The mandate to engage with audiences is less a function of Badgley’s background than it is a function of our time. In 2019 no performance happens in a vacuum, so not only do you have to get thee a man who can act the role of the villain, he also has to be able to navigate the discussion around the project without attracting the wrong kind of attention. In college admissions parlance, you now have to cast “the whole person.”

As a whole person, then, there are few parallels between Badgley and Joe beyond a brooding je ne sais quoi. His insights into the dating side of You, for instance, are limited. “I know this might sound absurd, but since I’ve been famous”—he gives a quick eye-roll—"I believe I’ve only been on two dates that would be considered a ‘first date.’ It's not the way I've ever really engaged in terms of romantic relationships. I'm quite monogamous. Thoroughly monogamous.”

Badgley has approached the discourse around You with curiosity rather than authority, direct messaging with fans (in a “noble” way, not a creepy way) to better understand what was capturing their attention. “I feel like I’m learning something new about You every day, to be honest,” he says. “Part of that is a testament to the show. And part of it is: If you’re actually thinking about something, and if something is a conversation, rather than just calling it a conversation, it’s ongoing.”

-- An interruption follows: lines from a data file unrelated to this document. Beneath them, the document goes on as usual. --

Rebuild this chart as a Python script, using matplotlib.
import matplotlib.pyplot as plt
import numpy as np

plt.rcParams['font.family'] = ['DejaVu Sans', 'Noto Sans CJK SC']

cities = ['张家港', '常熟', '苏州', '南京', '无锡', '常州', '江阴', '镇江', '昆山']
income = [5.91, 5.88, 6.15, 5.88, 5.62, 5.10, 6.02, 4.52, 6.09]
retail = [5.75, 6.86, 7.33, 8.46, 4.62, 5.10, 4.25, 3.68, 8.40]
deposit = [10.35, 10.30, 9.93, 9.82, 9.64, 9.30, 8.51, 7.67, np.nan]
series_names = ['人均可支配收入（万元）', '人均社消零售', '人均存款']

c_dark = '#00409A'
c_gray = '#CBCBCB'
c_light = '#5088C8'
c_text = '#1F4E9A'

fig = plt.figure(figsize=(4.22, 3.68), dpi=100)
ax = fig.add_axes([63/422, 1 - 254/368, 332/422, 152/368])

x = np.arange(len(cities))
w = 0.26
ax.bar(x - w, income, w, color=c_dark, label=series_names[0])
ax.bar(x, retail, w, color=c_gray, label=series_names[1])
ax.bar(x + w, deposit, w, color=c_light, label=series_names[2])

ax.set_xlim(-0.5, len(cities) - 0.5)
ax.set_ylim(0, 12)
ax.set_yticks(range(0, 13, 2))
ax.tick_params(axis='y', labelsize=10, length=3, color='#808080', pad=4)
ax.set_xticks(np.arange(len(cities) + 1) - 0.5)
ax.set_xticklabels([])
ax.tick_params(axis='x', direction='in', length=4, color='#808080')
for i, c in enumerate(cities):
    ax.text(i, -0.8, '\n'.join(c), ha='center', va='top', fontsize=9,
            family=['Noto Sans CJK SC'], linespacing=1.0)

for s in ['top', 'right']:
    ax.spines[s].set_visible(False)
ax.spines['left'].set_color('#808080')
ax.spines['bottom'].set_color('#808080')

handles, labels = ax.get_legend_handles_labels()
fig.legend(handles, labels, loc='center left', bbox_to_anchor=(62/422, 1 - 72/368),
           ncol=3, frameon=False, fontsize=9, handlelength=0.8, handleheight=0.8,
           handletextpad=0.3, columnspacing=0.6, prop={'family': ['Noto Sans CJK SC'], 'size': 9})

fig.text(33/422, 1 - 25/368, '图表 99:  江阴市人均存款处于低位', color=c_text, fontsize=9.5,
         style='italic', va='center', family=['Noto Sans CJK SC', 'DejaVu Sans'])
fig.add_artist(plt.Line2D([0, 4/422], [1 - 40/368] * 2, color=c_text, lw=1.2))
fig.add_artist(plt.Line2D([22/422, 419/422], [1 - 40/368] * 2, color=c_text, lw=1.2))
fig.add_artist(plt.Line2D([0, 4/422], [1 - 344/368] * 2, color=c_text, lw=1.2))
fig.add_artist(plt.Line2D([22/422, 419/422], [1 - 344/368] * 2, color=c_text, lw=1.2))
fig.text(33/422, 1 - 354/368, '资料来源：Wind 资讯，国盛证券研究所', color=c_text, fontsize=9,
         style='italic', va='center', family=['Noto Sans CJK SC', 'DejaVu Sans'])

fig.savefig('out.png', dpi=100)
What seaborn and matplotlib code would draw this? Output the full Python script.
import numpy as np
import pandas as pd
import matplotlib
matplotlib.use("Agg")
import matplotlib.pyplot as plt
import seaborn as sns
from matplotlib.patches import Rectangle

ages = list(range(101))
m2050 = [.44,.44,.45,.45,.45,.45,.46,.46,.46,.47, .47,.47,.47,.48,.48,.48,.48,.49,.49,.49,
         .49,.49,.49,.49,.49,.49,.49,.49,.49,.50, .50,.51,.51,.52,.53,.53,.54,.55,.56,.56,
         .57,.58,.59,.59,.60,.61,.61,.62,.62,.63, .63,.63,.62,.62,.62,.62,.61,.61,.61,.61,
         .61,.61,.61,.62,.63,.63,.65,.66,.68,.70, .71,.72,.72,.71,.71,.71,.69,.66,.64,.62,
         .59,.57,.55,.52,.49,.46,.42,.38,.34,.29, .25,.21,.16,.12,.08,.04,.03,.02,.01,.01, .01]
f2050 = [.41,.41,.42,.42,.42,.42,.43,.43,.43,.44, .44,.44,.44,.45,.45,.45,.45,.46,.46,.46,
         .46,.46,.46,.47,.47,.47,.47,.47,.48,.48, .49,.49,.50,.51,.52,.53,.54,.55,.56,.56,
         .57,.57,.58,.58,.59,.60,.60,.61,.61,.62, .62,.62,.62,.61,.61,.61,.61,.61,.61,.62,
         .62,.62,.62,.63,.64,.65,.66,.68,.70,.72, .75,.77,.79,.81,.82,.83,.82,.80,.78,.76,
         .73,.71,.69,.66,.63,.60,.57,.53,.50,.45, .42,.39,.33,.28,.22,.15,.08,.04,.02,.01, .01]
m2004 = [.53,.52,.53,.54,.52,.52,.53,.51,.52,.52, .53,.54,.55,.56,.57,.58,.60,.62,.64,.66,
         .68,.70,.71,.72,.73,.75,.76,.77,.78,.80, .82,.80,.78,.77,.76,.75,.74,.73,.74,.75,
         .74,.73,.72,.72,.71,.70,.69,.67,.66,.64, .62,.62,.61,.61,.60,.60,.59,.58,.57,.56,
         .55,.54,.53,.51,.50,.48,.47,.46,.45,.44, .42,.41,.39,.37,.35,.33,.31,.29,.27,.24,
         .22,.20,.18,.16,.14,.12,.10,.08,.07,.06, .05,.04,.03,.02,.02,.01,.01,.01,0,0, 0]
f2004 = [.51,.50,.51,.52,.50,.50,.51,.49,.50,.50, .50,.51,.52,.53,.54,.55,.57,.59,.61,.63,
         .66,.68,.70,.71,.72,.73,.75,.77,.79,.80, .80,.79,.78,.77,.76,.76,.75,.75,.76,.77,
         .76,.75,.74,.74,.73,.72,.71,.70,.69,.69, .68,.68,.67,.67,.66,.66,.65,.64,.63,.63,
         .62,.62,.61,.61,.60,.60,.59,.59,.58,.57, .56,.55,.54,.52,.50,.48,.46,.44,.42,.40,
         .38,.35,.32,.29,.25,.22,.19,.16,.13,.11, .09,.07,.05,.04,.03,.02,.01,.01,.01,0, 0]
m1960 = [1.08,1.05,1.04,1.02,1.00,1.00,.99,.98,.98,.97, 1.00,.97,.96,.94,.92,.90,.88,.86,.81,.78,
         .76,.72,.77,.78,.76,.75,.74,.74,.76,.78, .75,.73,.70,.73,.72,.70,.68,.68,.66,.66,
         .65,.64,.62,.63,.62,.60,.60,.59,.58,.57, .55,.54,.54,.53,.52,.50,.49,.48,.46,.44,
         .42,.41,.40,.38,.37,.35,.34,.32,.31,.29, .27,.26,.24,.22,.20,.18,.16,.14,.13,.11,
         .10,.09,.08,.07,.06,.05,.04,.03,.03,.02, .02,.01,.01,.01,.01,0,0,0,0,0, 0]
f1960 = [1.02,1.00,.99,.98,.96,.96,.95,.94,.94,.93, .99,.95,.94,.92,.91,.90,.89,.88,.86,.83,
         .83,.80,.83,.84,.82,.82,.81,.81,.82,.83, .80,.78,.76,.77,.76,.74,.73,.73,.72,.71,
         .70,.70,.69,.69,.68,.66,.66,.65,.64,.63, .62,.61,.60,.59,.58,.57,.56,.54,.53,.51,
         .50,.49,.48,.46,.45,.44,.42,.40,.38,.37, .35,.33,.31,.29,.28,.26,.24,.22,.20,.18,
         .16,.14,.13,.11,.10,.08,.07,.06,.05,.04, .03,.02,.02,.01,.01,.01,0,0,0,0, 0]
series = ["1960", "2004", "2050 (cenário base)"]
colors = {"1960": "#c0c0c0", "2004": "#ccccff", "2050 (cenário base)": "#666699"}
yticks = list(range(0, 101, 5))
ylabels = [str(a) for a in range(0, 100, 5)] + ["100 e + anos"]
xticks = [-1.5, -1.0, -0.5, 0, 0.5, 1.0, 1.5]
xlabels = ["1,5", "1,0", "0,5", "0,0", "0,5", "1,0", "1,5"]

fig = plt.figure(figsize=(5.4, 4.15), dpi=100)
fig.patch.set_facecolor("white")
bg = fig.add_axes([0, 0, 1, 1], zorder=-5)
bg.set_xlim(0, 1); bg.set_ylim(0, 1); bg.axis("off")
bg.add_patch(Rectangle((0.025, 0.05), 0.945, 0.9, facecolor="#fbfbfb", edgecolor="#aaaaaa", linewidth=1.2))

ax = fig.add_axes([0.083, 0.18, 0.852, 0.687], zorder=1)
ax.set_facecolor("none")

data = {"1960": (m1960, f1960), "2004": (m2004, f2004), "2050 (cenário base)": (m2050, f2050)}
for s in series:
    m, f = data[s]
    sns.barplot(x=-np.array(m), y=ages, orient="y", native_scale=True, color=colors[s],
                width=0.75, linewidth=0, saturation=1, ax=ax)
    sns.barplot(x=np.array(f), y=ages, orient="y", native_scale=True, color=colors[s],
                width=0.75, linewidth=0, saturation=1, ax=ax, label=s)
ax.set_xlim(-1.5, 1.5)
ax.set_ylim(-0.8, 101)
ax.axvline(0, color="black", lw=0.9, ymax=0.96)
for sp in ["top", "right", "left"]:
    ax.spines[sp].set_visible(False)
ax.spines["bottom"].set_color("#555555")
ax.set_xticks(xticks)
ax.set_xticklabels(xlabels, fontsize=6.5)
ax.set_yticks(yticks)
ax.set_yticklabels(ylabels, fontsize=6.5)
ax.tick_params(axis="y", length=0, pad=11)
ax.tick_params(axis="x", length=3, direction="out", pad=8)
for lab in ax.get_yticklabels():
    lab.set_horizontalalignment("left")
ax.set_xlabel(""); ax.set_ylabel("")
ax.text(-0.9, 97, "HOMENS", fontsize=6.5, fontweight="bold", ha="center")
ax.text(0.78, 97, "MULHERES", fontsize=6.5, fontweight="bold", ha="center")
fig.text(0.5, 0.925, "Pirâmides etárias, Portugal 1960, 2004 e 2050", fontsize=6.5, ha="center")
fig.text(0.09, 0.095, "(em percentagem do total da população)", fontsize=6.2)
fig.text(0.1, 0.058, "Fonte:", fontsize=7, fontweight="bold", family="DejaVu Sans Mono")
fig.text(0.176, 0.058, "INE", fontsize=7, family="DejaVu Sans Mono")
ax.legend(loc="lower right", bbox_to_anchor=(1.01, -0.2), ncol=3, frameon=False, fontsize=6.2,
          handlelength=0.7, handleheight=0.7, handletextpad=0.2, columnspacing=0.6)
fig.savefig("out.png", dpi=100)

If you’re going to make television that starts a conversation about creepy men, you’re going to have to find someone to play the creepy man. For that, you want the chronic overthinker. When Badgley was fretting about whether to take the role, he discussed his concerns about an accidental martyrdom on the bad man altar with You creators Sera Gamble and Greg Berlanti. He also talked it over at length with his wife, Domino Kirke. Kirke encouraged him to do it. “She understood where I was coming from, but I think she thought, ‘If you’re thinking like this, then it’s good to have somebody responsible in that role,’” he recalls. It’s a nerve-wracking responsibility, but one that he’s embraced. “Someone has to represent the villain, and I think maybe, suddenly, that’s me.”